D'un Massacre à la tronçonneuse pouvant être considéré, à la lecture des précédents faits évoqués, autant comme une bénédiction qu'une malédiction pour son auteur, ne tournons pas autour du pot, Spontaneous Combustion ne déroge pas aux mésaventures Hooperiennes susmentionnées (et ceci en dépit de la nature indépendante de cette production). Mais n'allons pas trop vite.
D'un début rappelant celui de Charlie (Firestarter), d'après Stephen King, le scénario écrit par Tobe Hooper et Howard Goldberg s'en éloigne rapidement pour bifurquer vers d'autres horizons, en gardant toutefois en toile de fond un climat paranoïaque et la même défiance envers les autorités. Las. Pression exercée par la production, absence de final cut, montage décousu, les raisons ne manquent pas pour expliquer l'aspect foutraque et multi-directionnel de l'histoire : film d'horreur, thriller, romance et drame, Spontaneous Combustion est tout à la fois sans qu'aucun de ces divers éléments ne convainquent totalement.
Drame fantastique, teinté de tragédie familiale, le long-métrage prend le parti pris audacieux de développer un prologue qui tendrait à sinon expliquer l'origine, du moins justifier, les pouvoirs pyrokinésistes de David. Là où cet avant-propos aurait pu ouvrir la voie à un film de super-héros alternatif (Sam Raimi réalisa la même année Darkman), Spontaneous Combustion s'écarte également de cette possibilité. Tour à tour surprenant, voire déstabilisant, par son choix ou plutôt son refus de rester strictement dans le genre fantastique, le film, on l'aura compris, souffre de maux incurables en dépit de la courte participation désopilante de John Landis en victime, et des efforts de Brad Dourif, parfaite incarnation d'un héros torturé, dont l'existence entière fut régie par le mensonge et par la manipulation (de ses origines à ses relations amoureuses, passée et présente). Mais, monté en dépit du bon sens, le long-métrage laisse en suspens trop d'interrogations et de blancs pour ne pas laisser le spectateur dans un état de doute quasiment permanent, et ceci jusqu'à sa fin abrupte. Une situation d'autant plus frustrante que Spontaneous Combustion n'a rien d'un mauvais film.
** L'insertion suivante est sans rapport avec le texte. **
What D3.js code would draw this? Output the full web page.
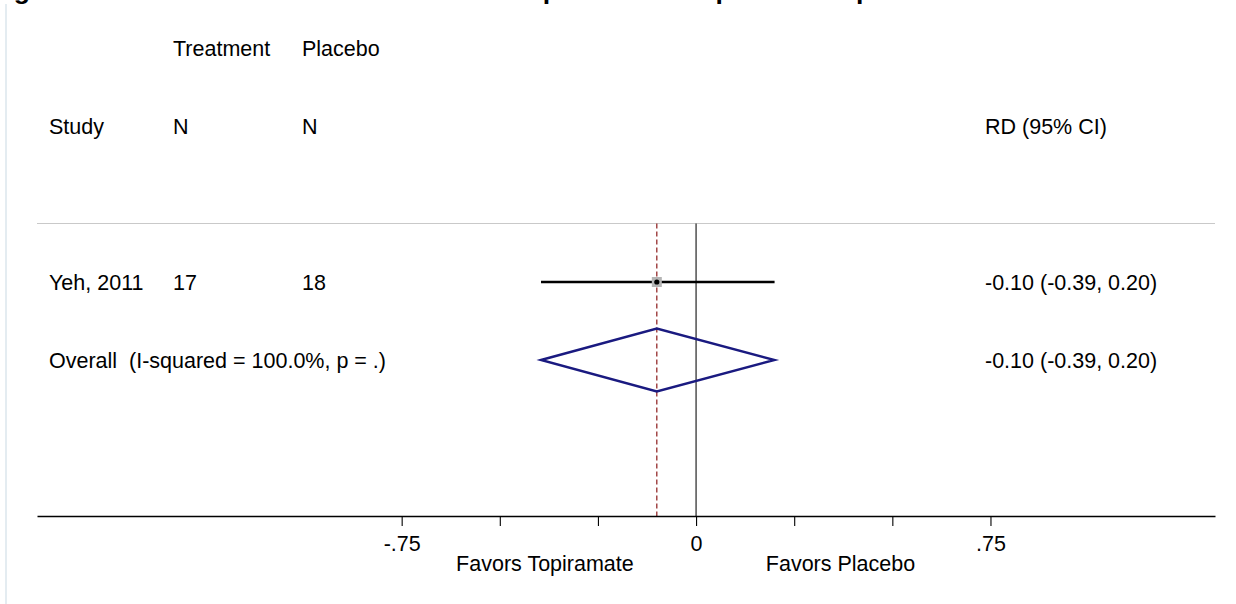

Au contraire. Tout laisse à penser que celui-ci pouvait s'inscrire dans la liste des meilleures créations surréalistes de son auteur. Las. Il aurait fallu que Spontaneous Combustion soit mieux produit (la qualité des effets spéciaux est, qui plus est, très variable, à l'instar de la photographie), et dirigé par un réalisateur non soumis aux exigences boiteuses de ses commanditaires.